— Exercise prompt —
Transcribe the full listing exactly, and drop every picture.

— Supplied information —
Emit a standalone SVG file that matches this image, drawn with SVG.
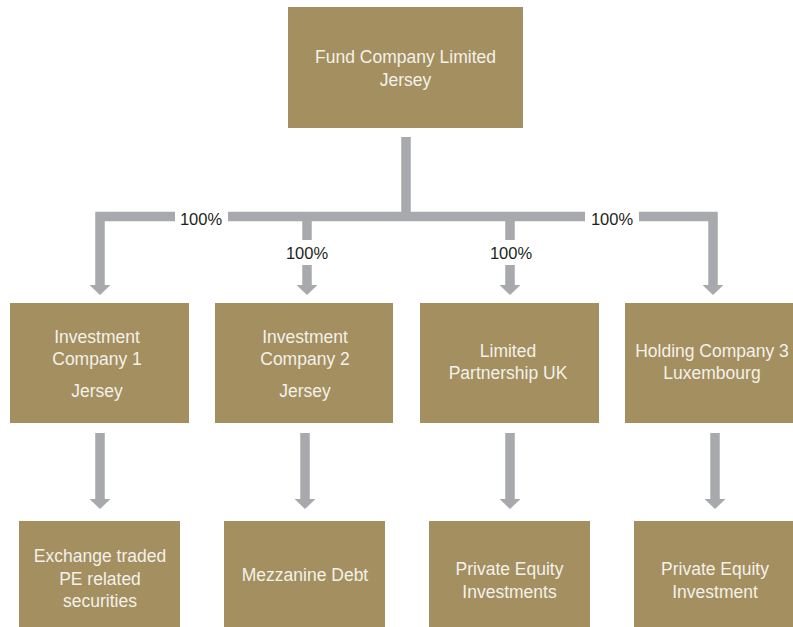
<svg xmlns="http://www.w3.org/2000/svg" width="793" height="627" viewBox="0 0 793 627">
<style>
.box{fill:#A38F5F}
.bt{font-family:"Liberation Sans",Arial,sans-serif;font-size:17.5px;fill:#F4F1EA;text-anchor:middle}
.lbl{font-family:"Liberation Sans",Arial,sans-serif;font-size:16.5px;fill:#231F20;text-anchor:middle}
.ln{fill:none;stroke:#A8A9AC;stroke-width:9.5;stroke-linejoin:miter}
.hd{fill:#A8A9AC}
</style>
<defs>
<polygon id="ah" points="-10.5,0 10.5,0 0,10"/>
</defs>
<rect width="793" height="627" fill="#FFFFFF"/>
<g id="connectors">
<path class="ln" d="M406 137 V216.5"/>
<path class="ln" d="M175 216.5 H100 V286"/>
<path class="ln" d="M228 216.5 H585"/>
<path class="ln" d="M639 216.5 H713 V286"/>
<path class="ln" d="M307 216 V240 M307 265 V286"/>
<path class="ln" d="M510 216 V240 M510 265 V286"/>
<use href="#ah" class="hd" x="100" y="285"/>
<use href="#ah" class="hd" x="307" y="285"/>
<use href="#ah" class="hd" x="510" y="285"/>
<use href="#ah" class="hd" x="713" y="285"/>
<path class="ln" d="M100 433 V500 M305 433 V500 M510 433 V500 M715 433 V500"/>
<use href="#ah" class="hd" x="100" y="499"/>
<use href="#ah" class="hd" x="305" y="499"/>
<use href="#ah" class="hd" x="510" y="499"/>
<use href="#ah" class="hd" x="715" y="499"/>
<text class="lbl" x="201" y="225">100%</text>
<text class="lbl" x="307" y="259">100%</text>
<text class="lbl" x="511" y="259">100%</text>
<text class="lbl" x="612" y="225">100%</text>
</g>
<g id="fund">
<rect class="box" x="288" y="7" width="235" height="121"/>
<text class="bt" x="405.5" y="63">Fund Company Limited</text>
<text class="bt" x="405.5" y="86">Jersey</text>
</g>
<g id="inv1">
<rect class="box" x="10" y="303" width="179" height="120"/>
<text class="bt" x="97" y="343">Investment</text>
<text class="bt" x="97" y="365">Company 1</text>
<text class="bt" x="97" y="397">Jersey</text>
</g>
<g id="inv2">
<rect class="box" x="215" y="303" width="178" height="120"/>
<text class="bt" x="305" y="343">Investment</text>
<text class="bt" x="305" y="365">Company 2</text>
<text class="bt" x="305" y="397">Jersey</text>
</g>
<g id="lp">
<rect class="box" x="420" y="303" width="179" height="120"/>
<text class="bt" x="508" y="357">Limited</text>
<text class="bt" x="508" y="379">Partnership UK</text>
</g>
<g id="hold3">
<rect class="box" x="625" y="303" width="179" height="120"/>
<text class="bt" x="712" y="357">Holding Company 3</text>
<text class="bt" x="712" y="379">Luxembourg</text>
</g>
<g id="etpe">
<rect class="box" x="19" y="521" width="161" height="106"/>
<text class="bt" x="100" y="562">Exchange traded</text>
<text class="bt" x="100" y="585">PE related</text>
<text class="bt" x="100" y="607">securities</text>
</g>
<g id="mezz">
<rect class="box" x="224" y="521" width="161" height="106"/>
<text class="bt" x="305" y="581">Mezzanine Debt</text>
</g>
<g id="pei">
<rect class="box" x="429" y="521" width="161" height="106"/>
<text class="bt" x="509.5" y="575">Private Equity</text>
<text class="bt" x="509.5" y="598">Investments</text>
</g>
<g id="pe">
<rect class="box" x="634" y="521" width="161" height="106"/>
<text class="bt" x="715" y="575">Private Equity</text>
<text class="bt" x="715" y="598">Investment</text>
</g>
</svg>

— Reply —
Emit a standalone SVG file that matches this image, drawn with SVG.
<svg xmlns="http://www.w3.org/2000/svg" width="793" height="627" viewBox="0 0 793 627">
<style>
.box{fill:#A38F5F}
.bt{font-family:"Liberation Sans",Arial,sans-serif;font-size:17.5px;fill:#F4F1EA;text-anchor:middle}
.lbl{font-family:"Liberation Sans",Arial,sans-serif;font-size:16.5px;fill:#231F20;text-anchor:middle}
.ln{fill:none;stroke:#A8A9AC;stroke-width:9.5;stroke-linejoin:miter}
.hd{fill:#A8A9AC}
</style>
<defs>
<polygon id="ah" points="-10.5,0 10.5,0 0,10"/>
</defs>
<rect width="793" height="627" fill="#FFFFFF"/>
<g id="connectors">
<path class="ln" d="M406 137 V216.5"/>
<path class="ln" d="M175 216.5 H100 V286"/>
<path class="ln" d="M228 216.5 H585"/>
<path class="ln" d="M639 216.5 H713 V286"/>
<path class="ln" d="M307 216 V240 M307 265 V286"/>
<path class="ln" d="M510 216 V240 M510 265 V286"/>
<use href="#ah" class="hd" x="100" y="285"/>
<use href="#ah" class="hd" x="307" y="285"/>
<use href="#ah" class="hd" x="510" y="285"/>
<use href="#ah" class="hd" x="713" y="285"/>
<path class="ln" d="M100 433 V500 M305 433 V500 M510 433 V500 M715 433 V500"/>
<use href="#ah" class="hd" x="100" y="499"/>
<use href="#ah" class="hd" x="305" y="499"/>
<use href="#ah" class="hd" x="510" y="499"/>
<use href="#ah" class="hd" x="715" y="499"/>
<text class="lbl" x="201" y="225">100%</text>
<text class="lbl" x="307" y="259">100%</text>
<text class="lbl" x="511" y="259">100%</text>
<text class="lbl" x="612" y="225">100%</text>
</g>
<g id="fund">
<rect class="box" x="288" y="7" width="235" height="121"/>
<text class="bt" x="405.5" y="63">Fund Company Limited</text>
<text class="bt" x="405.5" y="86">Jersey</text>
</g>
<g id="inv1">
<rect class="box" x="10" y="303" width="179" height="120"/>
<text class="bt" x="97" y="343">Investment</text>
<text class="bt" x="97" y="365">Company 1</text>
<text class="bt" x="97" y="397">Jersey</text>
</g>
<g id="inv2">
<rect class="box" x="215" y="303" width="178" height="120"/>
<text class="bt" x="305" y="343">Investment</text>
<text class="bt" x="305" y="365">Company 2</text>
<text class="bt" x="305" y="397">Jersey</text>
</g>
<g id="lp">
<rect class="box" x="420" y="303" width="179" height="120"/>
<text class="bt" x="508" y="357">Limited</text>
<text class="bt" x="508" y="379">Partnership UK</text>
</g>
<g id="hold3">
<rect class="box" x="625" y="303" width="179" height="120"/>
<text class="bt" x="712" y="357">Holding Company 3</text>
<text class="bt" x="712" y="379">Luxembourg</text>
</g>
<g id="etpe">
<rect class="box" x="19" y="521" width="161" height="106"/>
<text class="bt" x="100" y="562">Exchange traded</text>
<text class="bt" x="100" y="585">PE related</text>
<text class="bt" x="100" y="607">securities</text>
</g>
<g id="mezz">
<rect class="box" x="224" y="521" width="161" height="106"/>
<text class="bt" x="305" y="581">Mezzanine Debt</text>
</g>
<g id="pei">
<rect class="box" x="429" y="521" width="161" height="106"/>
<text class="bt" x="509.5" y="575">Private Equity</text>
<text class="bt" x="509.5" y="598">Investments</text>
</g>
<g id="pe">
<rect class="box" x="634" y="521" width="161" height="106"/>
<text class="bt" x="715" y="575">Private Equity</text>
<text class="bt" x="715" y="598">Investment</text>
</g>
</svg>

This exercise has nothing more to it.